When Pain Demands Payback
There’s this thing that happens. When someone hurts you—really hurts you— it’s not always sadness that shows up first.
Sometimes, it’s fire. This unbearable urge to lash out. To hurt them the way they hurt you. To shake something. Break something. Say that one thing that will land like a slap.
And in that moment, it feels like the only way to breathe again. Like if you don’t release it—this rage, this ache—you might explode.
So maybe you do. You say it. You do it. You let it out.
And for a moment… relief. The heavy cloud lifts. The pain shifts. You feel powerful. Not the helpless one anymore.
But then comes the silence. The echo. The guilt. Now you’re not just the one who was hurt— you’re the one who caused hurt too.
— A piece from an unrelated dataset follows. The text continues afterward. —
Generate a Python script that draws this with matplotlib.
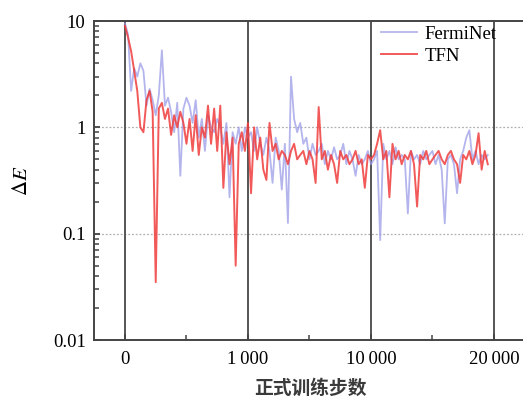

And it’s a sickening trade.
People don’t always talk about this part of us. The part that wants payback. That wants someone else to carry the pain for a while. That wants to stop feeling like the victim and start feeling like the one in control.
But that version of control—it lies. Because the pain doesn’t go away. It just changes address. You mail it off to someone else and hope it won’t come back. But it always does. In guilt. In shame. In regret.
And just like that, you’re no longer the wounded. You’ve become the weapon. But even then… it doesn’t heal anything. Only hides the wound deeper.